My one wild life
Through loss and heartbreak, author Tamsin Calidas found salvation in nature
Turning points in Tamsin Calidas’ life have been as dramatic as they are heartbreaking. Following a car crash and a terrifying incident with an intruder in her London house, she and her husband decided to move to a dilapidated croft on a remote island in the Outer Hebrides.
For a while, this idyll was just what Calidas needed, but it wasn’t long before distrust and infidelity drove her marriage apart and Calidas was forced to give into change, trusting that moments ahead would play out as they were meant to.
‘Life is testing,’ she observes. ‘My own experiences show that those profound moments are the ones where all of that inner transformation and rebirth, that beauty, lies.’

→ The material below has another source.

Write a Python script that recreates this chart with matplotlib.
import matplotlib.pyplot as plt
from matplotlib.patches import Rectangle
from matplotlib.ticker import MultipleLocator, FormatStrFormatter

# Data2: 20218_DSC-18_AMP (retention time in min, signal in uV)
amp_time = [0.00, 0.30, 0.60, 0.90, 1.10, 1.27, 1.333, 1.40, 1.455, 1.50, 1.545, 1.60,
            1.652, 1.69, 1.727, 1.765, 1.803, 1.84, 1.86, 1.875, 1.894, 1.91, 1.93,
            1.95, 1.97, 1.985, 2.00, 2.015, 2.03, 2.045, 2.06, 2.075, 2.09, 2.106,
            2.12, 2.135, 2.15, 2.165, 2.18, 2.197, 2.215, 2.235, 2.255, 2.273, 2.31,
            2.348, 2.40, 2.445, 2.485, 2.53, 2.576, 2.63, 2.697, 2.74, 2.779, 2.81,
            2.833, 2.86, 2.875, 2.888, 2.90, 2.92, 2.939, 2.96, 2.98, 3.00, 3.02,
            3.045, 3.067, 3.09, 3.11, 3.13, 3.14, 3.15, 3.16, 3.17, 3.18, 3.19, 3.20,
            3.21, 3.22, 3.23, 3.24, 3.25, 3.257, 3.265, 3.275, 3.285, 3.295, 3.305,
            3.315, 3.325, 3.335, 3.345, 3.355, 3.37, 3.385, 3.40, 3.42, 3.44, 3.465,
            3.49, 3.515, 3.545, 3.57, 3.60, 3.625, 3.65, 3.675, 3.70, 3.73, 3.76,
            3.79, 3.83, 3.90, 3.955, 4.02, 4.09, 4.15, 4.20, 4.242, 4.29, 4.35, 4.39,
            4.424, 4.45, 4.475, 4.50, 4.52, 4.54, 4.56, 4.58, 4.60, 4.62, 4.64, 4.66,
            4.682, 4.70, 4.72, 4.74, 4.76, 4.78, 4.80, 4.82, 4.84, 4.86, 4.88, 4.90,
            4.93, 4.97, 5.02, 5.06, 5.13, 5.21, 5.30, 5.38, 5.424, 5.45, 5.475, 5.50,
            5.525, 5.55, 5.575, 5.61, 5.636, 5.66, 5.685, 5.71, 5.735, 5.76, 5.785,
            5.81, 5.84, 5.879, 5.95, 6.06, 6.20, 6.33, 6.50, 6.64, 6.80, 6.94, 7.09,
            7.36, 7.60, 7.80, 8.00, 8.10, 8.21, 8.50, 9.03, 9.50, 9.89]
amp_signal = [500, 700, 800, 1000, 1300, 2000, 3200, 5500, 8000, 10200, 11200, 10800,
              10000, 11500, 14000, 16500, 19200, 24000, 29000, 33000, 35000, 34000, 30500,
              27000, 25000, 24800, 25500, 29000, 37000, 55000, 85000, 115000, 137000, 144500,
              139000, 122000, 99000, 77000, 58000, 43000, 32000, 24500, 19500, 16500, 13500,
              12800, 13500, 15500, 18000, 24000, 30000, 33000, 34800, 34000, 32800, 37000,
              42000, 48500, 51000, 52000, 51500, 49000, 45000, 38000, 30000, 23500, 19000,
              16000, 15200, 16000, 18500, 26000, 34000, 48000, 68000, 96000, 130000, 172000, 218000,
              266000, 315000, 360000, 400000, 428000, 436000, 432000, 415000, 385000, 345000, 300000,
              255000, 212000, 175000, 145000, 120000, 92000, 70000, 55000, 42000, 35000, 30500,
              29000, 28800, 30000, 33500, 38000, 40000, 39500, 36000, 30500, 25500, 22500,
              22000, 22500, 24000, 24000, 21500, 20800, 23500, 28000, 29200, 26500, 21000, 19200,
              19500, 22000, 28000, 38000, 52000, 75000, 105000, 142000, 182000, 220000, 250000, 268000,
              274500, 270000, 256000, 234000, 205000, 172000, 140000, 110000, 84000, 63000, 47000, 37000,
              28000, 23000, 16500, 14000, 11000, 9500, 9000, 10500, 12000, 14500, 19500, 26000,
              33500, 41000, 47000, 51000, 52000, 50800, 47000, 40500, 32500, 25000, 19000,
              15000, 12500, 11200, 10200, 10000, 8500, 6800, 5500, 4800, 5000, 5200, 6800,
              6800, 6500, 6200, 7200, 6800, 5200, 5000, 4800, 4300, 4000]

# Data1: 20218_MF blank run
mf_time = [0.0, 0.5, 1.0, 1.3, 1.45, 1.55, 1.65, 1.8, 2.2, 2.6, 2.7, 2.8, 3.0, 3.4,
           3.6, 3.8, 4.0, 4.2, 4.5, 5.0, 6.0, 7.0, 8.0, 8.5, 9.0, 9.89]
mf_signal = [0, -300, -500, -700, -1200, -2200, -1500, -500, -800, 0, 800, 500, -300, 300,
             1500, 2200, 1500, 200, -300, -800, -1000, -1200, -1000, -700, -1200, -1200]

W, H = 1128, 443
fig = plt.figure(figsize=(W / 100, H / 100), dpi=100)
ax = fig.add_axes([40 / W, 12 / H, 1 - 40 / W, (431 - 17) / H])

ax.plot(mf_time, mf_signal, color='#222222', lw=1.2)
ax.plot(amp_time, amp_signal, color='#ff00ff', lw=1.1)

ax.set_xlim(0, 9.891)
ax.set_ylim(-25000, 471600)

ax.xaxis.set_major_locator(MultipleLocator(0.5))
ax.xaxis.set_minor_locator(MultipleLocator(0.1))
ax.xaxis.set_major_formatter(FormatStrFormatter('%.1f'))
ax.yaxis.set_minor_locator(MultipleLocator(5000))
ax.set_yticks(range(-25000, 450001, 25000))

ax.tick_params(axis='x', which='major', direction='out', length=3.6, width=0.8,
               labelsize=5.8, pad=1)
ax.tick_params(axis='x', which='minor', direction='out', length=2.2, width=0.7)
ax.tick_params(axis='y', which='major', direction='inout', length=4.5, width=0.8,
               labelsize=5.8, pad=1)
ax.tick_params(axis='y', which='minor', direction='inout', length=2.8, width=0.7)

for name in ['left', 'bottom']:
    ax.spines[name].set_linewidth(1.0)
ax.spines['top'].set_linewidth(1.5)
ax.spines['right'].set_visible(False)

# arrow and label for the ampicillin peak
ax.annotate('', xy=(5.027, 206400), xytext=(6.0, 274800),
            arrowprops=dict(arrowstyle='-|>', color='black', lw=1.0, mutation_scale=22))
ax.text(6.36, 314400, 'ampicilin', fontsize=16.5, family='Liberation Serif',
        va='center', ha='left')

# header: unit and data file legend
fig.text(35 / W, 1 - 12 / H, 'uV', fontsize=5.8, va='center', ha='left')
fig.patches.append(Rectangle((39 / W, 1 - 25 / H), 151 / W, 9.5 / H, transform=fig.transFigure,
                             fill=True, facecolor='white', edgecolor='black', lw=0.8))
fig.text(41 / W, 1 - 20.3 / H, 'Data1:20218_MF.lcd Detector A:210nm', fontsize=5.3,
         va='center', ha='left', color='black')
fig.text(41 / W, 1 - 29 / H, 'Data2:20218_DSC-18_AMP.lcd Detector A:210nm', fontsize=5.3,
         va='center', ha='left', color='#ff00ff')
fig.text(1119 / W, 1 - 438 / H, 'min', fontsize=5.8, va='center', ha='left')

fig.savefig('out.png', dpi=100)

Left alone on a remote island, with broken hands from separate accidents, Calidas was forced to fend for herself, before finding friendship and belonging with a neighbour. Shortly afterwards, that friend was tragically killed in a car crash and Calidas once again had to reset her life. At this point, she says, she truly gave in to the power of nature. ‘We’re so outwardly focused that we don’t give much thought to internal influence and agency,’ she says. ‘But we all have the ability to deal with and embrace all that comes to us. That is really an important truth, and one that I found when I went to the water to swim: every day, waking at dawn and running across fields to be present in that awesome moment when the sun lifts or the moon sets.’
Wild swimming – and, by extension, nature – became her sanctuary. She embraced its raw power and beauty with her entire soul. Her book is a hymn to the power of the wild landscape in which she has found her home and to the beauty of giving in, letting go and facing challenges with an open heart.
Can you identify the key moments of change as you began to follow your dreams?
I like very much that you suggest there was a series, because change happens all the time. And it’s not just an external but an internal process. In the book, we start externally and then we come right into the heart. It’s an immersive internal journey.
There was the big change after my initial car crash, when I knew that life was short, temporary and precious. I was suddenly aware of my own mortality. It really woke me up – prompted me to make significant changes in how I lived and worked.
Some of the changes in your life have been chosen and some forced on you. Do you see them differently?
Often, it’s not that you’ve decided to make a change, but a tipping point happens. Sometimes it’s going on behind the scenes, almost as if life takes care of things. And I believe change often happens through necessity: there are external forces and factors, but also an emotional shift inside when you suddenly realise it had to be this way, because it couldn’t continue.
With the island, we didn’t talk about it. We just went. It had been a dream for a long time, but the incidents in London were the impetus to actively make that change. Later, when my husband left, I was so numb and disconnected that it felt like change was going on around me. Change can come suddenly, or it can creep up on us. The beautiful thing of life is there’s so many unlived threads and narratives and stories, but there is always a pattern. For me, it was about saying, “Wake up! This what you’re doing. And you can keep doing it. But is it for you?” Unless we change our inner fabric, we just keep repeating patterns.
I love the metaphor of windows in your life that you pass by: are you actually going to dare to stop, to look through, and to step through? Or throw open the window and breathe the fresh air beyond the glass?
How has living amid nature helped you through challenges?
It helps me every day. The day that my husband left, I lay down on the floor, because I needed to feel the earth holding me. That was instinctive. There was such a calm and quiet solitude, it felt like a great wave of water over me. It was a relief to feel that weight of silence and to close my eyes. I knew if I could just keep breathing quietly, life would start to change.
Later, when bills kept coming and there was no money, and I struggled to even eat, I was so hungry that I reached out for a small handful of greenery. That was a huge mental shift: suddenly realising, ‘It’s all here. All I need. I’ve just been looking in the wrong place.’ It felt like a gift. It was a relief to discover such an abundant food source.
How has wild swimming helped you?
Grief is like soil: it’s heavy and clings to your skin, even when you come up for air – even after you brush it off. And this is where transformation and uplifting and the most peaceful thing that ever happened to me took place. One day, I went to the water, and something extraordinary happened. It felt like my name was called with a voice that came from the universe itself. But it was inside as well.
Ever since then, I know it only takes a breath to reconnect to that world. That connection is cellular. It’s within your body. And that’s the gift that’s waiting for all of us. I knew I would never feel alone again. And when times get harder again, I can access that connection.
Do you believe that ‘this too shall pass’?
In many ways, yes. When you’ve got waves barrelling towards you, you think, ‘That’s gonna be cold or it’s gonna hurt when it hits,’ but then it doesn’t. The water is cold, but it’s also soft. It wraps around you, and the buoyancy lifts you. In the water, there is no place for fear; you are just your breath. And that’s a huge physical, emotional, spiritual, metaphysical awakening.
We have that resilience inside us. The profound depth of our suffering is often there for a reason. We euthanise our pain or our sorrow, our grief, our fears. And we frame those as negative experiences that we can’t wait to get beyond, but actually life brings us its gifts.